[STORED DATA start]

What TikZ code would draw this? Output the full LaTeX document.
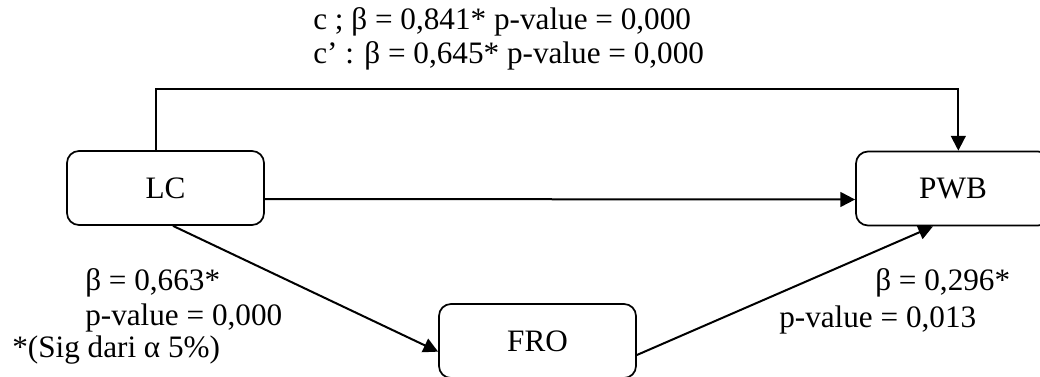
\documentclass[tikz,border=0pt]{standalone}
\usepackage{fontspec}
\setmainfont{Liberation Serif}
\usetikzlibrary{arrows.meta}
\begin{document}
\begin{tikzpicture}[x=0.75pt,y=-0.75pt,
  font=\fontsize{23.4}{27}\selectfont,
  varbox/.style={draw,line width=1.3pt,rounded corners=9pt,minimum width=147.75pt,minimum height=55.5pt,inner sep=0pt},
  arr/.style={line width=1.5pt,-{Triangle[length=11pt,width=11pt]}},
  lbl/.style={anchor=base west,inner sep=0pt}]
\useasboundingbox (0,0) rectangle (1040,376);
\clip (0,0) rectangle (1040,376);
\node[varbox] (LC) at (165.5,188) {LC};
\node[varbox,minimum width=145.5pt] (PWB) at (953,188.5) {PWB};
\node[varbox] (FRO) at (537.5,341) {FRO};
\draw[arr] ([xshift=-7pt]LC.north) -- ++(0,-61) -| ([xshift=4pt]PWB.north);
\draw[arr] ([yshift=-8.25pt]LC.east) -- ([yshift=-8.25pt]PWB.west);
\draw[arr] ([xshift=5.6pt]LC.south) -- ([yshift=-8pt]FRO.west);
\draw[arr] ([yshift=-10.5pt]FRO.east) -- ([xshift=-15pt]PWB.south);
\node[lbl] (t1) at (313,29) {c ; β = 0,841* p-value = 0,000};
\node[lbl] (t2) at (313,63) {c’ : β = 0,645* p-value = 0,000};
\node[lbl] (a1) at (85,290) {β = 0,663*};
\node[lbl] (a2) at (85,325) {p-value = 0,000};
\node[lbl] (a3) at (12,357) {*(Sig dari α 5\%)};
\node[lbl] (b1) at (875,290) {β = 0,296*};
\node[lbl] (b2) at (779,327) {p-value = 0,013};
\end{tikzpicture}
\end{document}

[STORED DATA end]

-- WORK TO DO --
Copy every line of the data word for word, omitting the images.

-- OUTPUT OF THE TASK --
What TikZ code would draw this? Output the full LaTeX document.
\documentclass[tikz,border=0pt]{standalone}
\usepackage{fontspec}
\setmainfont{Liberation Serif}
\usetikzlibrary{arrows.meta}
\begin{document}
\begin{tikzpicture}[x=0.75pt,y=-0.75pt,
  font=\fontsize{23.4}{27}\selectfont,
  varbox/.style={draw,line width=1.3pt,rounded corners=9pt,minimum width=147.75pt,minimum height=55.5pt,inner sep=0pt},
  arr/.style={line width=1.5pt,-{Triangle[length=11pt,width=11pt]}},
  lbl/.style={anchor=base west,inner sep=0pt}]
\useasboundingbox (0,0) rectangle (1040,376);
\clip (0,0) rectangle (1040,376);
\node[varbox] (LC) at (165.5,188) {LC};
\node[varbox,minimum width=145.5pt] (PWB) at (953,188.5) {PWB};
\node[varbox] (FRO) at (537.5,341) {FRO};
\draw[arr] ([xshift=-7pt]LC.north) -- ++(0,-61) -| ([xshift=4pt]PWB.north);
\draw[arr] ([yshift=-8.25pt]LC.east) -- ([yshift=-8.25pt]PWB.west);
\draw[arr] ([xshift=5.6pt]LC.south) -- ([yshift=-8pt]FRO.west);
\draw[arr] ([yshift=-10.5pt]FRO.east) -- ([xshift=-15pt]PWB.south);
\node[lbl] (t1) at (313,29) {c ; β = 0,841* p-value = 0,000};
\node[lbl] (t2) at (313,63) {c’ : β = 0,645* p-value = 0,000};
\node[lbl] (a1) at (85,290) {β = 0,663*};
\node[lbl] (a2) at (85,325) {p-value = 0,000};
\node[lbl] (a3) at (12,357) {*(Sig dari α 5\%)};
\node[lbl] (b1) at (875,290) {β = 0,296*};
\node[lbl] (b2) at (779,327) {p-value = 0,013};
\end{tikzpicture}
\end{document}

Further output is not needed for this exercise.